La terre et les cieux clament la gloire de l’Eternel, et son existence et sa présence sont tellement évidentes, sont une donnée tellement indubitable qu’il est à peine nécessaire d’en chercher encore une démonstration. Leur monde n’est pas notre monde – leur raison n’est pas la notre. Ce n’est pas la raison discursive, ce n’est pas l’intelligence en tant qu’elle s’applique à la connaissance des objets sensibles, à la connaissance de sa nature – la vraie connaissance, la seule qui les intéresse est celle du divin. La raison - c’est la raison de la connaissance intuitive et mystique ».  (Alexandre KOYRE, L’idée de Dieu dans la philosophie de Saint Anselme, Vrin, 1984, p. 7.)

L'univers et l'ensemble des créatures ne sont pas Dieu même s'ils procèdent de Dieu. Il est donc exact et licite de dire que l'intelligence de Dieu est "extérieure" à la création et à la créature. On rabâche partout que Dieu a donné une certaine liberté à la créature et qu'elle en a abusé.

Pour autant, notre esprit fini ne peut pas "sortir" par définintion de son "contenant", de l'enveloppe invisible qui n'a aucune dimension ni aucune spatialité. Voilà tout le paradoxe de la chose qu'il est quasiment impossible de se "représenter" cérébralement parlant. 

Mais le Créateur a encouru un risque certain en faisant le "pari" de la création : laisser l'oeuvre mal finir malgré tous les efforts et toute l'étendue de sa Miséricorde infinie. Le paradoxe tient donc à ce qu'il incombe à l'homme de sauver Dieu pour que Dieu puisse le sauver en épanchant son chagrin de voir sa créature se perdre. 

Cette vision qui a percuté ceux qui sont devenus témoins de la foi et martyrs au point de vouloir s'offrir en sacrifice pour le rachat de l'humanité et "accomplir" le dessein de Dieu par leur libre décision. 

Nous entrons donc de plein pied dans le domaine limite de "l'hérésie" et de ce qui est humainement exprimable.
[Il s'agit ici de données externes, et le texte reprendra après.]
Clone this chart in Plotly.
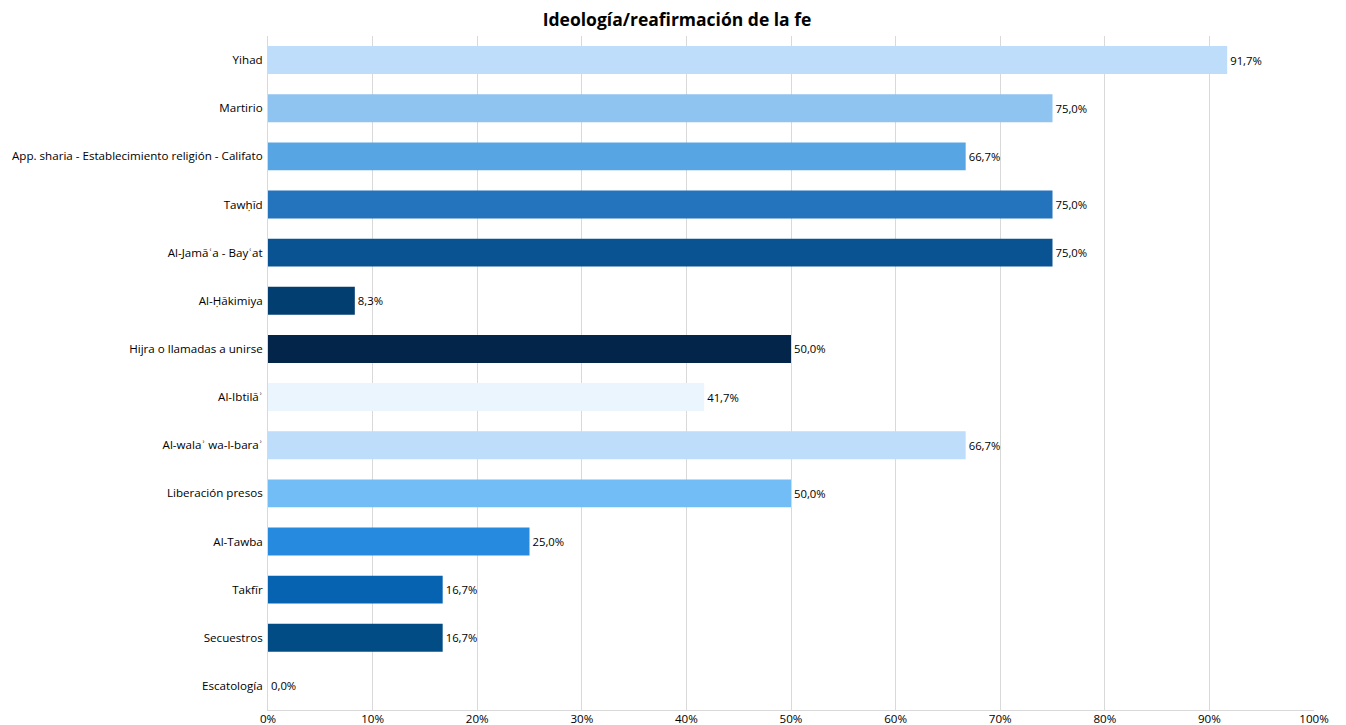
import plotly.graph_objects as go

categories = ["Yihad", "Martirio", "App. sharia - Establecimiento religión - Califato",
              "Tawḥīd", "Al-Jamāʿa - Bayʿat", "Al-Ḥākimiya", "Hijra o llamadas a unirse",
              "Al-Ibtilāʾ", "Al-walaʾ wa-l-baraʾ", "Liberación presos", "Al-Tawba",
              "Takfīr", "Secuestros", "Escatología"]
values = [0.917, 0.75, 0.667, 0.75, 0.75, 0.083, 0.50, 0.417, 0.667, 0.50, 0.25, 0.167, 0.167, 0.0]
colors = ["#BDDDFA", "#8FC3F0", "#58A5E3", "#2373BD", "#0A5393", "#023E70", "#03254A",
          "#EBF5FD", "#BDDDFA", "#72BDF6", "#268BDF", "#0563B2", "#024C86", "#9FCFF5"]
x_ticks = [0, 0.1, 0.2, 0.3, 0.4, 0.5, 0.6, 0.7, 0.8, 0.9, 1.0]

FONT = "Open Sans"

fig = go.Figure(go.Bar(
    x=values, y=categories, orientation="h",
    marker=dict(color=colors, line=dict(width=0)),
    width=0.58,
    text=values, texttemplate="%{x:.1%}", textposition="outside",
    textfont=dict(family=FONT, size=11.3, color="#000000"),
    cliponaxis=False,
))

fig.update_layout(
    width=1346, height=725,
    paper_bgcolor="white", plot_bgcolor="white",
    margin=dict(l=268, r=32, t=36, b=15),
    separators=",.",
    title=dict(text="<b>Ideología/reafirmación de la fe</b>", x=0.503, xanchor="center",
               y=0.972, yanchor="middle", font=dict(family=FONT, size=17.5, color="#000000")),
    font=dict(family=FONT, size=11.6, color="#000000"),
    showlegend=False,
    bargap=0.42,
)
fig.update_xaxes(range=[0, 1], tickvals=x_ticks, tickformat=".0%",
                 showgrid=True, gridcolor="#D9D9D9", gridwidth=1,
                 showline=True, linecolor="#D9D9D9", linewidth=1,
                 ticks="", zeroline=False, automargin=False, ticklabelstandoff=-2,
                 tickfont=dict(family=FONT, size=11.6, color="#000000"))
fig.update_yaxes(categoryorder="array", categoryarray=categories, autorange="reversed",
                 showline=True, linecolor="#D9D9D9", linewidth=1, showgrid=False,
                 ticks="", automargin=False, ticklabelstandoff=2,
                 tickfont=dict(family=FONT, size=11.6, color="#000000"))

fig.write_html("out.html", config={"displayModeBar": False},
               post_script="document.body.style.margin='0';document.body.style.overflow='hidden';")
Mais pour approcher de la vérité, on approche nécessairement dans les "stations de l'hérésie" puisqu'on atteint les limites de ce qui est dicible.
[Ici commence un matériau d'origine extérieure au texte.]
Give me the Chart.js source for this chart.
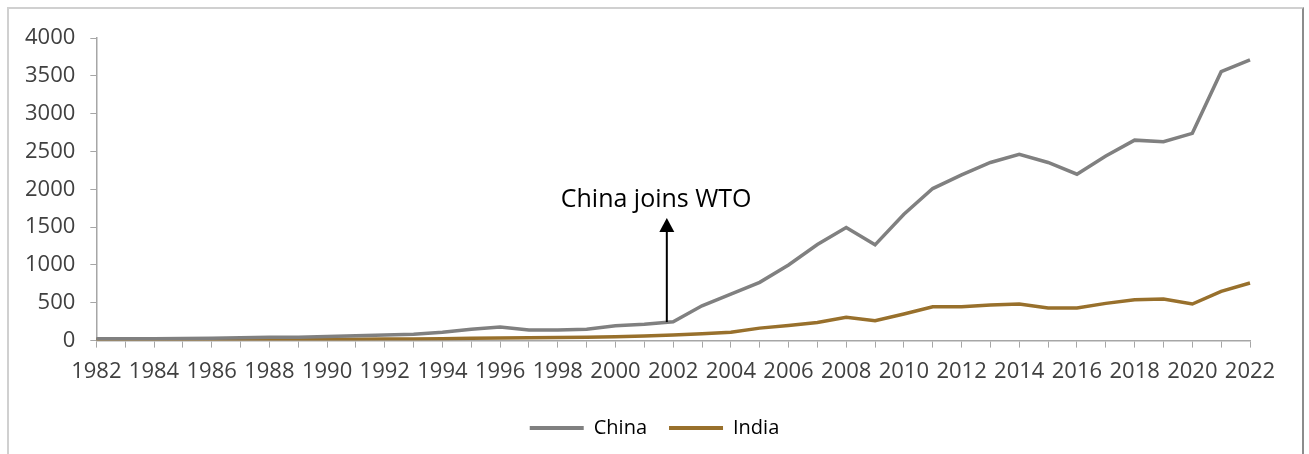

Qu'est-ce que l'hérésie" au fond ? La voie de perdition de fous et d'êtres illusionnés mal intentionnés qui se leurrent ? Le nom "hérésie" désigne une vue partielle qui se prend pour le tout et l'"hérétique" le (rap)porteur de ce qui s'est "coupé" et détaché d'un tronc commun. Mais si on scie brutalement la branche pour l'arracher, on risque de perdre au passage des bourgeons. Mieux vaut enquêter que sectionner sans discernement.

L'hérésie ne signale pas uniquement le chemin de traverse de l'égaré, mais marque aussi l'horizon insurpassable de tout dogme et donc sa terreur secrète et sacrée, car elle représente la limite du dicible et la frontière cachée de l'infini.
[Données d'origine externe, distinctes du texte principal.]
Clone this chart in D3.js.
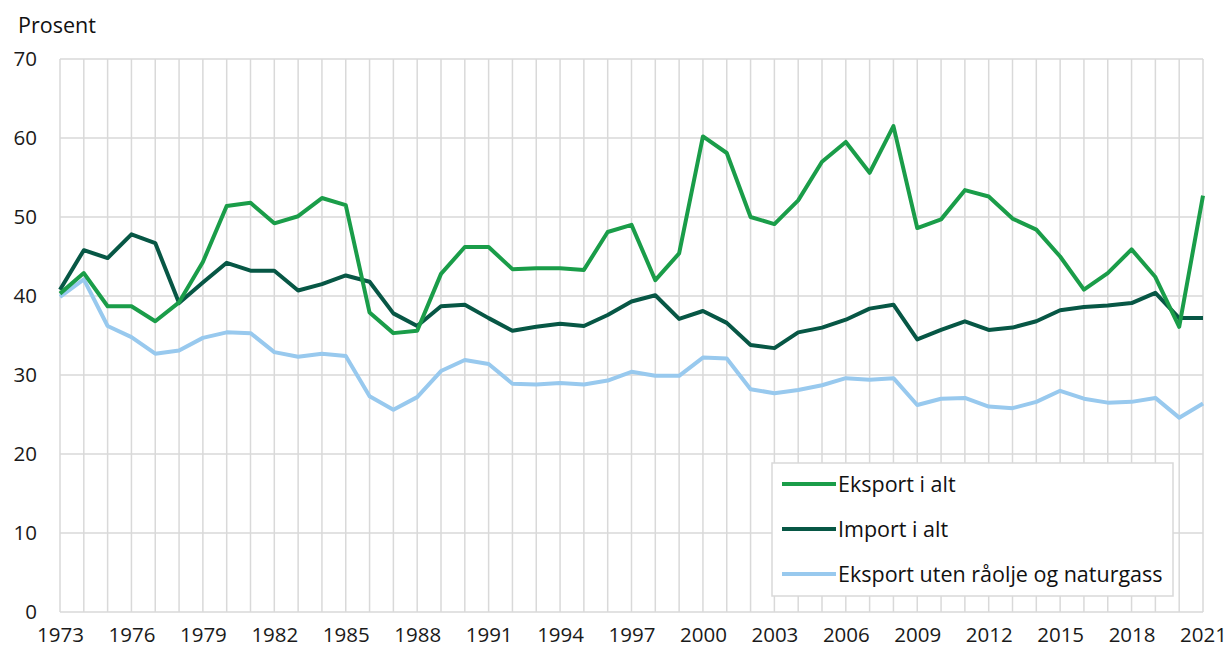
<!DOCTYPE html>
<html><head><meta charset="utf-8">
<script src="https://cdn.jsdelivr.net/npm/d3@7"></script>
<style>body{margin:0;background:#fff}svg{display:block}text{font-family:"Open Sans",sans-serif;fill:#1a1a1a}</style>
</head><body>
<svg id="chart" width="1227" height="653"></svg>
<script>
const years = d3.range(1973, 2022);
const eksport = [40.3,42.9,38.7,38.7,36.8,39.2,44.3,51.4,51.8,49.2,50.1,52.4,51.5,37.9,35.3,35.6,42.8,46.2,46.2,43.4,43.5,43.5,43.3,48.1,49.0,42.0,45.4,60.2,58.1,50.0,49.1,52.1,57.0,59.5,55.6,61.5,48.6,49.7,53.4,52.6,49.8,48.4,45.0,40.8,42.9,45.9,42.4,36.1,52.7];
const importAlt = [40.8,45.8,44.8,47.8,46.7,39.1,41.7,44.2,43.2,43.2,40.7,41.5,42.6,41.8,37.8,36.2,38.7,38.9,37.2,35.6,36.1,36.5,36.2,37.6,39.3,40.1,37.1,38.1,36.6,33.8,33.4,35.4,36.0,37.0,38.4,38.9,34.5,35.7,36.8,35.7,36.0,36.8,38.2,38.6,38.8,39.1,40.4,37.2,37.2];
const eksportUten = [39.9,42.1,36.2,34.8,32.7,33.1,34.7,35.4,35.3,32.9,32.3,32.7,32.4,27.3,25.6,27.2,30.5,31.9,31.4,28.9,28.8,29.0,28.8,29.3,30.4,29.9,29.9,32.2,32.1,28.2,27.7,28.1,28.7,29.6,29.4,29.6,26.2,27.0,27.1,26.0,25.8,26.6,28.0,27.0,26.5,26.6,27.1,24.6,26.4];
const yTicks = [0,10,20,30,40,50,60,70];
const xTickYears = d3.range(1973, 2022, 3);
const seriesNames = ["Eksport i alt","Import i alt","Eksport uten råolje og naturgass"];
const seriesColors = ["#1a9d49","#075745","#98c9ee"];

const svg = d3.select("#chart");
const m = {left:60, right:1203, top:59, bottom:612};
const x = d3.scaleLinear().domain([1973,2021]).range([m.left,m.right]);
const y = d3.scaleLinear().domain([0,70]).range([m.bottom,m.top]);

// gridlines
const g = svg.append("g");
g.selectAll("line.v").data(years).join("line")
  .attr("x1",d=>x(d)).attr("x2",d=>x(d)).attr("y1",m.top).attr("y2",m.bottom)
  .attr("stroke","#d9d9d9").attr("stroke-width",1.5);
g.selectAll("line.h").data(yTicks).join("line")
  .attr("x1",m.left).attr("x2",m.right).attr("y1",d=>y(d)).attr("y2",d=>y(d))
  .attr("stroke","#d9d9d9").attr("stroke-width",1.5);

// axes labels
const yAxis = d3.axisLeft(y).tickValues(yTicks).tickSize(0).tickPadding(23);
svg.append("g").attr("transform",`translate(${m.left},0)`).call(yAxis)
  .call(s=>s.select(".domain").remove())
  .selectAll("text").style("font-size","20.5px").attr("fill","#111").attr("font-family","Open Sans");
const xAxis = d3.axisBottom(x).tickValues(xTickYears).tickFormat(d3.format("d")).tickSize(0).tickPadding(15);
svg.append("g").attr("transform",`translate(0,${m.bottom})`).call(xAxis)
  .call(s=>s.select(".domain").remove())
  .selectAll("text").style("font-size","20.5px").attr("fill","#111").attr("font-family","Open Sans");

svg.append("text").attr("x",18).attr("y",33).style("font-size","21.5px").style("fill","#111").text("Prosent");

// lines
const data = [eksport, importAlt, eksportUten];
const line = d3.line().x((d,i)=>x(years[i])).y(d=>y(d));
[2,1,0].forEach(k=>{
  svg.append("path").datum(data[k]).attr("d",line).attr("fill","none")
    .attr("stroke",seriesColors[k]).attr("stroke-width",4).attr("stroke-linejoin","round");
});

// legend
const lg = svg.append("g");
lg.append("rect").attr("x",772).attr("y",463).attr("width",401).attr("height",133)
  .attr("fill","#fff").attr("stroke","#d9d9d9").attr("stroke-width",1.5);
seriesNames.forEach((n,i)=>{
  const cy = 484 + i*45;
  lg.append("line").attr("x1",782).attr("x2",836).attr("y1",cy).attr("y2",cy)
    .attr("stroke",seriesColors[i]).attr("stroke-width",4);
  lg.append("text").attr("x",838).attr("y",cy+8).style("font-size","21.5px").style("fill","#111").text(n);
});
</script>
</body></html>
Autrefois des grands spirituels comme Maître Eckardt ou des amantes de Jésus comme Marie d'Agreda ont eu maille à partir avec les autorités de leur époque, tant ils étaient arrivé à l'issue de leur contemplation à des sommets d'infinité qu'ils ne pouvaient que traduire maladroitement par des expressions paradoxales et apparemment "hérétiques" qui peuvent se résumer en une unique proposition trine. 

-Dieu est Dieu au sens personnel que s'il trouve une altérité dans laquelle aimer. Paradoxalement c'est l'homme qui engendre Dieu du point de vue de l'esprit fini qui est le notre (proposition qui devient chez les athées : les hommes ont "transféré" et "projeté" sur un Dieu imaginaire leurs propres qualités) et non Dieu qui crée l'homme. 

-Dieu "meurt" d'amour si l'homme ne prie pas pour lui constemment. En effet il demeure éternellement caché et "obscur" s'il n'y a pas des âmes qui entrent consciemment en relation avec lui. Ces "âmes" sont les pôles et les "piliers" invisibles de l'univers, seules garantes de son équilibre qui n'est pas juste matériel. Le soutien de l'univers est donc assuré par l'homme orant qui se lie à Dieu. 

-Dieu s'est damné en prenant le "risque" de la création et en livrant son Fils, dans la mesure où il "savait" de toute éternité qu'il allait recueillir en échange de ce don principalement de l'ingratitude et de la haine. Il ne peut être "sauvé" que par l'association fraternelle des hommes qui prennent conscience du drame que Dieu vit lui-même et sont touchés par cette souffrance au plus profond de leur chair au point de vouloir donner leur propre vie par amour. Leur assemblée forme la communion des saints.